A decisão de o Benfica acabar com a maior receita fixa do seu orçamento pode ser recompensadora, mas os riscos também serão grandes. As receitas de bilheteira aumentam ou diminuem em função dos resultados desportivos da equipa, e a partir de agora o mesmo irá acontecer com as receitas das transmissões televisivas. Se a equipa se sair bem no campeonato, o potencial de receitas será enorme, mas se a prestação desportiva desiludir serão muitos os adeptos benfiquistas que deixarão de assinar o canal. A questão da canibalização entre os Red Pass e a Benfica TV também é interessante.

Assim, os direitos televisivos juntar-se-ão à bilheteira e às mais-valias nas transferências de jogadores no conjunto das receitas que estarão dependentes dos resultados desportivos. Ou seja, neste momento, uma esmagadora fatia do orçamento do Benfica está dependente do facto de a bola entrar ou não na baliza. E isso é uma dinâmica que não transita de ano para ano. O Benfica pode ter uma época de sonho e angariar clientes e receitas, mas se nas 5 primeiras jornadas da época seguinte as coisas não correrem bem, o cumprimento de objectivos da Benfica TV estará seriamente comprometida.


Como avaliar o sucesso da Benfica TV?

Não será certamente pela qualidade apresentada enquanto canal televisivo. Para além do corte com uma das faces do "sistema", o sucesso da Benfica TV vai ser avaliado em função do número de assinantes. A grande pergunta é: de quantos assinantes precisa a Benfica TV para justificar o corte com a Sport TV, atendendo que esta ofereceu €22,2M / ano?
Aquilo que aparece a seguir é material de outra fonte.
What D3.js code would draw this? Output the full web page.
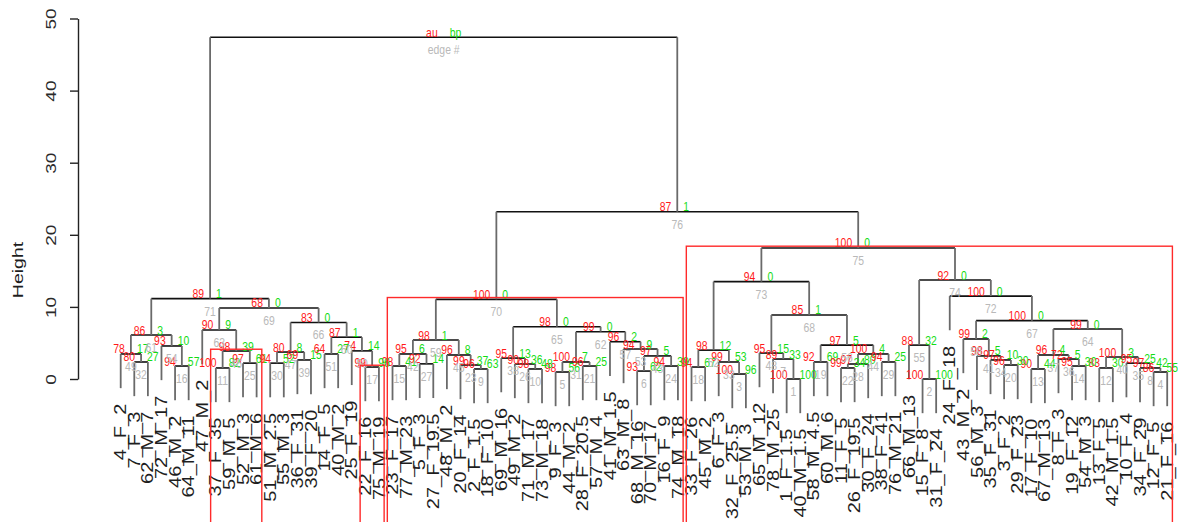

Em contas por alto, as receitas serão:
  • Assinantes Benfica TV
  • Publicidade
  • Venda de direitos de transmissão internacionais
Os custos virão de:
  • Liga inglesa - €2,6M / ano
  • Liga brasileira, grega e americana - valores não divulgados
  • Custos de pessoal (salários de jornalistas, apresentadores e técnicos)
  • Equipamento de transmissão de diretos
  • Despesas de funcionamento corrente
  • Comissão dos operadores de cabo
Ou seja, para fazer face aos valores conhecidos (liga inglesa e os jogos do Benfica)...

€2,6M + €22,2M = €24,8M

... e a receita dos assinantes...

10€ * 12 meses * nº assinantes = €24,8M

o que quer dizer que para cobrir esses €24,8M a Benfica TV precisa de ter 206000 assinantes. Como as receitas da publicidade (o mercado publicitário está completamente espremido) e direitos internacionais devem ficar muito longe dos custos das outras ligas, de pessoal, equipamento, despesas correntes e comissões, parece-me que o melhor é arredondarmos para 250000 assinantes a pagarem os 12 meses (apesar de supor que muitos assinantes irão cortar a subscrição durante os 3 meses de paragem de campeonato). Não vou entrar nas questões do IVA e outros impostos porque não sei se os valores pagos pelos direitos da liga inglesa e a oferta da Sport TV incluíam ou não IVA.

Segundo a notícia divulgada pelo Benfica, a 29 de Julho já existiam 100.000 assinantes, o que é um excelente sinal visto que a bola a sério para a Benfica TV só começa este domingo.

No entanto, terei dificuldade em acreditar nos números divulgados pelo Benfica. Estamos a falar de gente que não tem problemas em manipular os números para salvar a face. A credibilidade é uma coisa lixada, uma vez perdida jamais se recupera. Só com números divulgados pelos operadores é que poderei ficar confiante que estamos perante dados verdadeiros.

Conclusão

No ponto de vista da afronta ao sistema, a transmissão dos jogos pela Benfica TV será sempre uma decisão positiva. Resta saber se do ponto de vista económico será compensador. 

Aquilo que espero que vá acontecer é que o Benfica não irá conseguir cobrir na totalidade a oferta da Sport TV. No entanto, as receitas serão sempre superiores em relação aos valores do contrato que o clube tinha com a Sport TV até à época de 2012/13. Para além disso, acho que a queda das receitas da Sport TV será muito significativa.

A aposta tem os seus riscos, mas há uma coisa que é preciso não esquecer: se correr mal a qualquer momento o Benfica pode retomar as negociações com a Sport TV, que certamente esfregará as mãos de contente por recuperar os direitos desses jogos. Resta saber quem estará menos enfraquecido na mesa de negociações quando e se esse momento chegar.